The great feast of Our Lord’s resurrection has come and gone, and we are now able to bask in the happy afterglow that is called “the Easter Octave” and then “the Easter season.” Today I would like to ask you to think and pray with me about the meeting between Our Lord Jesus and his Blessed Mother when he rose from the dead. The four gospel accounts of the resurrection, each giving its own details but all affirming the return of Jesus to life after his death on the cross, speak of the various persons who saw Our Lord on that first day of the Jewish week, which we call Sunday. Our risen Lord appeared to several women who came to complete what they considered the proper preparation of the body of their Lord for death; then he appeared to Saints Peter and John, two of the disciples that afternoon on the road to Emmaus, and then that night, to the apostles assembled in the upper room in Jerusalem.
But you notice: nothing is said about our Lord’s appearance to his Mother to share with her the tremendous joy of his resurrection.
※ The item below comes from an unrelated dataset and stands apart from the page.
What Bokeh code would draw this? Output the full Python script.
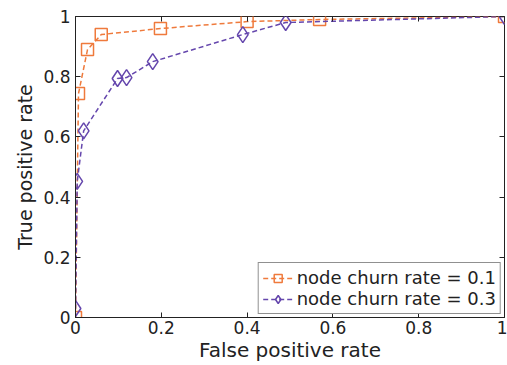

Why? Because that was a private moment, one which was not witnessed by anyone else, and which is therefore not recounted in any of the gospels. But from the earliest days of Christian mysticism, our saints have been quite sure that the first one to know that Jesus had risen was the same one who was first in her knowledge of the moment of his becoming a human being, the only one to feel the stirring of that divine child in her womb, the only one to feed that literally adorable infant nursing at her breast, the only one whom he called “mother” when he was a child and whom he obeyed as any virtuous child obeys his or her mother.
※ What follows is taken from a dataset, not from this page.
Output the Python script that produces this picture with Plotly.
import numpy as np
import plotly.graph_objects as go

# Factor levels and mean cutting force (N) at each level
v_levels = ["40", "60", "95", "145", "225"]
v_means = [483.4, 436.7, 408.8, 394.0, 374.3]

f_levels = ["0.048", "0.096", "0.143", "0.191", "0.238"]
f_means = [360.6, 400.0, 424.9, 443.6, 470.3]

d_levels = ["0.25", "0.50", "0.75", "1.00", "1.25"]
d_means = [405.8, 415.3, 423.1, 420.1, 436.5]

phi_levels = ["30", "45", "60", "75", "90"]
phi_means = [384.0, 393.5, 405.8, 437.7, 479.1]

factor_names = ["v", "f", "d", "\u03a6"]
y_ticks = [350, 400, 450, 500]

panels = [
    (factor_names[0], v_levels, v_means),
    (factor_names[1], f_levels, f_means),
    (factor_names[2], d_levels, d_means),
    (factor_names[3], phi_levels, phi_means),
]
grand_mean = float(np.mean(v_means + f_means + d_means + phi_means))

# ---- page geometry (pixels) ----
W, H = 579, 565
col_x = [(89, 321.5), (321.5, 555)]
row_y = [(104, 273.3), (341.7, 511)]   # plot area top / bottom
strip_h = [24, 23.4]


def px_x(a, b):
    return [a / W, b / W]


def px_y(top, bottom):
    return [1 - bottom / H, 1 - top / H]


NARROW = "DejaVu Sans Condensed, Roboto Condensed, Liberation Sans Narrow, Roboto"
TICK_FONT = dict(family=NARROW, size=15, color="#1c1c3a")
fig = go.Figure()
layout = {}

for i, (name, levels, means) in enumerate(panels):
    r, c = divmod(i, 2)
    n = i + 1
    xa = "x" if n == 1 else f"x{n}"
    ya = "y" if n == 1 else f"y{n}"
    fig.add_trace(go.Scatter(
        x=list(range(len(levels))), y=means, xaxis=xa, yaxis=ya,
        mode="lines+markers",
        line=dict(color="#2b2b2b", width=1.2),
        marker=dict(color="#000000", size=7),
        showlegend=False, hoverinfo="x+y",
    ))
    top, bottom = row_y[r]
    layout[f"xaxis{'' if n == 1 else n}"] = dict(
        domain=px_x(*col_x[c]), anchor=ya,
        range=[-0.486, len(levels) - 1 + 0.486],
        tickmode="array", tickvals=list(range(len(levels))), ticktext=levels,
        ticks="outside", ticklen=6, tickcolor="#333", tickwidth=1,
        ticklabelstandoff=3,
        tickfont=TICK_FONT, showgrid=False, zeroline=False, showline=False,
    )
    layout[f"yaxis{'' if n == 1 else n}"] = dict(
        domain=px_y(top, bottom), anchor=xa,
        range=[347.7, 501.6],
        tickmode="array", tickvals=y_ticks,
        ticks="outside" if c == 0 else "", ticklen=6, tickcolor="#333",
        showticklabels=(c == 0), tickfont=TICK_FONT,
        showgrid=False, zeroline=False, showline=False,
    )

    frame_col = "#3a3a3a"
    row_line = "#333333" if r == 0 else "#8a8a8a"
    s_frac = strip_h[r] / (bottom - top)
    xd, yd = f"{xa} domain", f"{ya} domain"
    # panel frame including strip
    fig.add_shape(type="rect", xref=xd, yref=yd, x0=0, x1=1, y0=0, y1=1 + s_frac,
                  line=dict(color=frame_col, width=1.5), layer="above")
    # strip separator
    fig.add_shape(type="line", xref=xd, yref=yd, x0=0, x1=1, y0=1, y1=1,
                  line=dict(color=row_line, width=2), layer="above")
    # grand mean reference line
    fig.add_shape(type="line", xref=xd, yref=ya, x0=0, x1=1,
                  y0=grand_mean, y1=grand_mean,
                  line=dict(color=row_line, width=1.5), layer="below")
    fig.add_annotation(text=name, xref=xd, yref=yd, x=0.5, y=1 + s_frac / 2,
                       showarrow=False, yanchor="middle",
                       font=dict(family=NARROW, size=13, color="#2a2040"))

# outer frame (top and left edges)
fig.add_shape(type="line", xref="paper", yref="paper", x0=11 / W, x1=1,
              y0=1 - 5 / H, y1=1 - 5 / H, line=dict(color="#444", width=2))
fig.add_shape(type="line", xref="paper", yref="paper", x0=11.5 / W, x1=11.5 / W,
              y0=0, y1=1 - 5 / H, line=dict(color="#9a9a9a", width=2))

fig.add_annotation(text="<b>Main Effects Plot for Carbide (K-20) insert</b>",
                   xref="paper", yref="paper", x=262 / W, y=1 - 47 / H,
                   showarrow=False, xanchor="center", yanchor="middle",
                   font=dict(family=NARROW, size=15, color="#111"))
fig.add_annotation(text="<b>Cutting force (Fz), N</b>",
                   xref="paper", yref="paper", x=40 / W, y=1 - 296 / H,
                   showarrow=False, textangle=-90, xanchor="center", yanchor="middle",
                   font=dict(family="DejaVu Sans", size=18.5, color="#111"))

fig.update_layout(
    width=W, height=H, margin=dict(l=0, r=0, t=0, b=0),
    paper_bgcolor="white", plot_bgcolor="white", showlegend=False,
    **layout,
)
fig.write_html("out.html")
What was the moment like when the risen Jesus appeared to Our Lady early on that first Easter Sunday? I would not even venture to imagine. It is too private, too personal, too joyous for us even to guess at. Were there words? Or was it simply a time of unspoken happiness now that all the horror of Calvary was over and the happiness of new life was without measure. I leave it to your meditations, your prayers, to unite yourself with the risen Christ and his mother, Our Lady of Joy.